The Cordovans, like the people of other Spanish cities, are indebted to the Moors for the fine aqueducts which bring the cold mountain water across the valley into the public watering places. These great reservoirs are good points for observing some phases of folk-life.

GRANADA, the beautiful city, with beautiful rivers, is named for a “grenade” or pomegranate. At the time of the Conquest, King Ferdinand on being assured how valiantly the Moors would defend their last stronghold, replied, “I will pick out the seeds of this grenade one by one.”

There is a tradition among the Moors that when the hand carved over the principal entrance of the Alhambra shall reach down and grasp the key, also carved there, they shall regain their city, the ancient home of their caliphs.

The Generalife lies across the valley from the Alhambra. It was the summer palace of the Moorish sovereigns, and is built on a mountain slope by the Darro River, and its white walls gleam out from lovely terraced gardens, and groves of laurel. The grounds abound with fountains and summer houses.

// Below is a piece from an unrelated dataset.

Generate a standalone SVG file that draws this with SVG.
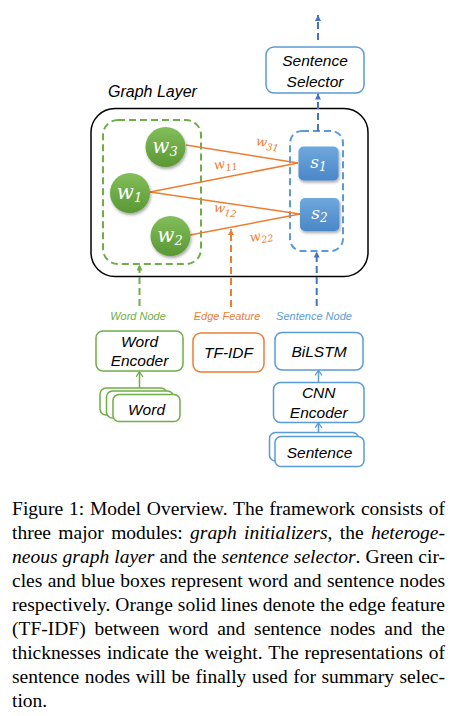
<svg xmlns="http://www.w3.org/2000/svg" width="450" height="716" viewBox="0 0 450 716">
<defs>
<style>
.lbl{font-family:"Liberation Sans",Arial,sans-serif;font-style:italic;font-size:15.5px;fill:#000;text-anchor:middle}
.small{font-family:"Liberation Sans",Arial,sans-serif;font-style:italic;font-size:11px;text-anchor:middle}
.math{font-family:"DejaVu Serif",serif;font-style:italic;fill:#fff;text-anchor:middle;font-size:20px}
.emath{font-family:"DejaVu Serif",serif;font-style:italic;fill:#ED7D31;font-size:13px;text-anchor:middle}
.cap{font-family:"Liberation Serif","Times New Roman",serif;font-size:19.5px;fill:#000}
.it{font-style:italic}
.box{fill:#fff;stroke-width:1.5}
.g{stroke:#70AD47}.o{stroke:#ED7D31}.b{stroke:#5B9BD5}
.edge{stroke:#ED7D31;stroke-width:1.5;fill:none}
.dash{stroke-width:2;stroke-dasharray:7 4;fill:none}
.solid{stroke-width:1.5;fill:none}
</style>
<linearGradient id="gg" x1="0" y1="0" x2="0" y2="1"><stop offset="0" stop-color="#82BE5A"/><stop offset="1" stop-color="#5A9834"/></linearGradient>
<linearGradient id="bgr" x1="0" y1="0" x2="0" y2="1"><stop offset="0" stop-color="#6FA8DD"/><stop offset="1" stop-color="#4A87C8"/></linearGradient>
<filter id="sh" x="-30%" y="-30%" width="170%" height="170%"><feDropShadow dx="1" dy="2" stdDeviation="1.5" flood-color="#000" flood-opacity="0.35"/></filter>
<marker id="adb" markerWidth="8" markerHeight="8" refX="6" refY="3" orient="auto" markerUnits="userSpaceOnUse"><path d="M0,0 L6,3 L0,6 z" fill="#4472C4"/></marker>
<marker id="adg" markerWidth="8" markerHeight="8" refX="6" refY="3" orient="auto" markerUnits="userSpaceOnUse"><path d="M0,0 L6,3 L0,6 z" fill="#70AD47"/></marker>
<marker id="ado" markerWidth="8" markerHeight="8" refX="6" refY="3" orient="auto" markerUnits="userSpaceOnUse"><path d="M0,0 L6,3 L0,6 z" fill="#ED7D31"/></marker>
<marker id="asg" markerWidth="8" markerHeight="8" refX="5" refY="3.5" orient="auto" markerUnits="userSpaceOnUse"><path d="M0,0 L5,3.5 L0,7" fill="none" stroke="#70AD47" stroke-width="1.3"/></marker>
<marker id="asb" markerWidth="8" markerHeight="8" refX="5" refY="3.5" orient="auto" markerUnits="userSpaceOnUse"><path d="M0,0 L5,3.5 L0,7" fill="none" stroke="#5B9BD5" stroke-width="1.3"/></marker>
</defs>
<rect width="450" height="716" fill="#fff"/>

<g id="graph-layer">
<rect x="91" y="108.5" width="277" height="168" rx="24" fill="none" stroke="#000" stroke-width="1.5"/>
<text x="108" y="97" class="lbl" style="text-anchor:start;font-size:16px">Graph Layer</text>
</g>
<g id="word-group"><rect x="103" y="120" width="98" height="144" rx="15" class="dash g"/></g>
<g id="sentence-group"><rect x="290" y="131" width="53" height="120" rx="12" class="dash b"/></g>

<g id="connectors">
<line x1="186" y1="145" x2="298" y2="163" class="edge"/>
<line x1="150" y1="192" x2="298" y2="163" class="edge"/>
<line x1="150" y1="192" x2="300" y2="214" class="edge"/>
<line x1="190" y1="235" x2="300" y2="214" class="edge"/>
<line x1="318" y1="40" x2="318" y2="15" class="dash" stroke="#4472C4" marker-end="url(#adb)"/>
<line x1="318" y1="131" x2="318" y2="93.5" class="dash" stroke="#4472C4" marker-end="url(#adb)"/>
<line x1="139.5" y1="306" x2="139.5" y2="264.5" class="dash" stroke="#70AD47" marker-end="url(#adg)"/>
<line x1="231" y1="307" x2="231" y2="229" class="dash" stroke="#ED7D31" marker-end="url(#ado)"/>
<line x1="316.7" y1="306" x2="316.7" y2="251.5" class="dash" stroke="#4472C4" marker-end="url(#adb)"/>
<line x1="139.5" y1="388" x2="139.5" y2="372" class="solid" stroke="#70AD47" marker-end="url(#asg)"/>
<line x1="318.5" y1="382.5" x2="318.5" y2="370.5" class="solid" stroke="#5B9BD5" marker-end="url(#asb)"/>
<line x1="318.5" y1="432.5" x2="318.5" y2="423" class="solid" stroke="#5B9BD5" marker-end="url(#asb)"/>
<text class="emath" transform="translate(267 147) rotate(9)">w<tspan font-size="9.5" dy="3">31</tspan></text>
<text class="emath" transform="translate(226 168) rotate(-8)">w<tspan font-size="9.5" dy="3">11</tspan></text>
<text class="emath" transform="translate(225 213) rotate(8)">w<tspan font-size="9.5" dy="3">12</tspan></text>
<text class="emath" transform="translate(262 240) rotate(-10)">w<tspan font-size="9.5" dy="3">22</tspan></text>
</g>

<g id="w3"><circle cx="165.5" cy="147" r="20" fill="url(#gg)" filter="url(#sh)"/><text x="165" y="152.5" class="math">w<tspan font-size="13" dy="3">3</tspan></text></g>
<g id="w1"><circle cx="130" cy="193" r="20" fill="url(#gg)" filter="url(#sh)"/><text x="129.5" y="198.5" class="math">w<tspan font-size="13" dy="3">1</tspan></text></g>
<g id="w2"><circle cx="170.5" cy="236" r="20" fill="url(#gg)" filter="url(#sh)"/><text x="170" y="241.5" class="math">w<tspan font-size="13" dy="3">2</tspan></text></g>
<g id="s1"><rect x="298.5" y="146.5" width="40" height="34" rx="5" fill="url(#bgr)" filter="url(#sh)"/><text x="318.5" y="168" class="math" style="font-size:17px">s<tspan font-size="12" dy="3">1</tspan></text></g>
<g id="s2"><rect x="300" y="198" width="39.5" height="33" rx="5" fill="url(#bgr)" filter="url(#sh)"/><text x="319.5" y="219" class="math" style="font-size:17px">s<tspan font-size="12" dy="3">2</tspan></text></g>

<g id="sentence-selector"><rect x="266" y="47" width="98" height="46" rx="8" class="box b"/><text x="315" y="66" class="lbl">Sentence</text><text x="315" y="87" class="lbl">Selector</text></g>

<g id="labels">
<text x="138" y="320" class="small" fill="#70AD47">Word Node</text>
<text x="227" y="320" class="small" fill="#ED7D31">Edge Feature</text>
<text x="314" y="320" class="small" fill="#5B9BD5">Sentence Node</text>
</g>

<g id="word-encoder"><rect x="96" y="331" width="87" height="40" rx="7" class="box g"/><text x="139.5" y="347" class="lbl">Word</text><text x="139.5" y="366" class="lbl">Encoder</text></g>
<g id="tf-idf"><rect x="193" y="333" width="71" height="39" rx="8" class="box o"/><text x="228.5" y="358" class="lbl">TF-IDF</text></g>
<g id="bilstm"><rect x="275" y="332.5" width="88" height="37.5" rx="7" class="box b"/><text x="319" y="356.5" class="lbl">BiLSTM</text></g>
<g id="cnn-encoder"><rect x="273.5" y="382.5" width="90.5" height="40" rx="7" class="box b"/><text x="318.7" y="397.5" class="lbl">CNN</text><text x="318.7" y="418" class="lbl">Encoder</text></g>
<g id="word-input">
<rect x="100" y="388" width="67" height="27" rx="6" class="box g"/>
<rect x="106.5" y="391" width="67" height="27" rx="6" class="box g"/>
<rect x="113" y="394.5" width="67" height="27" rx="6" class="box g"/>
<text x="146.5" y="415" class="lbl">Word</text>
</g>
<g id="sentence-input">
<rect x="269.5" y="432.5" width="89" height="28.5" rx="6" class="box b"/>
<rect x="275" y="436.5" width="89" height="30" rx="6" class="box b"/>
<text x="319.5" y="457.5" class="lbl">Sentence</text>
</g>

<g id="caption" class="cap">
<text x="12" y="515" word-spacing="0.9" textLength="433" lengthAdjust="spacing">Figure 1: Model Overview. The framework consists of</text>
<text x="12" y="539" word-spacing="2.4" textLength="433" lengthAdjust="spacing">three major modules: <tspan class="it">graph initializers</tspan>, the <tspan class="it">heteroge-</tspan></text>
<text x="12" y="563" word-spacing="0.2" textLength="433" lengthAdjust="spacing"><tspan class="it">neous graph layer</tspan> and the <tspan class="it">sentence selector</tspan>. Green cir-</text>
<text x="12" y="587" word-spacing="0.5" textLength="433" lengthAdjust="spacing">cles and blue boxes represent word and sentence nodes</text>
<text x="12" y="611" textLength="433" lengthAdjust="spacing">respectively. Orange solid lines denote the edge feature</text>
<text x="12" y="635" word-spacing="3.9" textLength="433" lengthAdjust="spacing">(TF-IDF) between word and sentence nodes and the</text>
<text x="12" y="659" word-spacing="1.1" textLength="433" lengthAdjust="spacing">thicknesses indicate the weight. The representations of</text>
<text x="12" y="683" word-spacing="0.65" textLength="433" lengthAdjust="spacing">sentence nodes will be finally used for summary selec-</text>
<text x="12" y="707">tion.</text>
</g>
</svg>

The Alhambra—the great royal castle—a town in itself—is built on a lovely tree-embowered height, its many towers rising high above the mass of foliage. From these towers one looks across the vale of the Vega to the spot where Columbus is said to have turned back, recalled by Isabella, on his way to seek English aid in his discovery of a New World. From these towers, too, can be seen the valley in the distance, where Boabdil, last of the Moorish Kings, looked back on Granada for the last time; and across the river, one gazes upon the sombre region of the gypsy quarter, a swarming town of caves in the hillside.

Two relics of Alhambra housekeeping still remain; a great oven, and a fine well. Both are utilized by the custodian of the palace. The palace itself has many beautiful patios. The finest is known as the Court of Lions, named from the sculptured figures which support the fountain in the centre. Another is known sometimes as the Court of the Lake, and sometimes as the Court of the Myrtles; and still another, entered by subterranean ways, is the Hall of Divans, the special retreat of the Favorites. There are many others, and all these patios and halls are bewilderingly beautiful with arabesques, mosaics, inscriptions and wondrous arches and columns, porticos, vistas, alcoves and temples—and everywhere elegance of effect indescribable.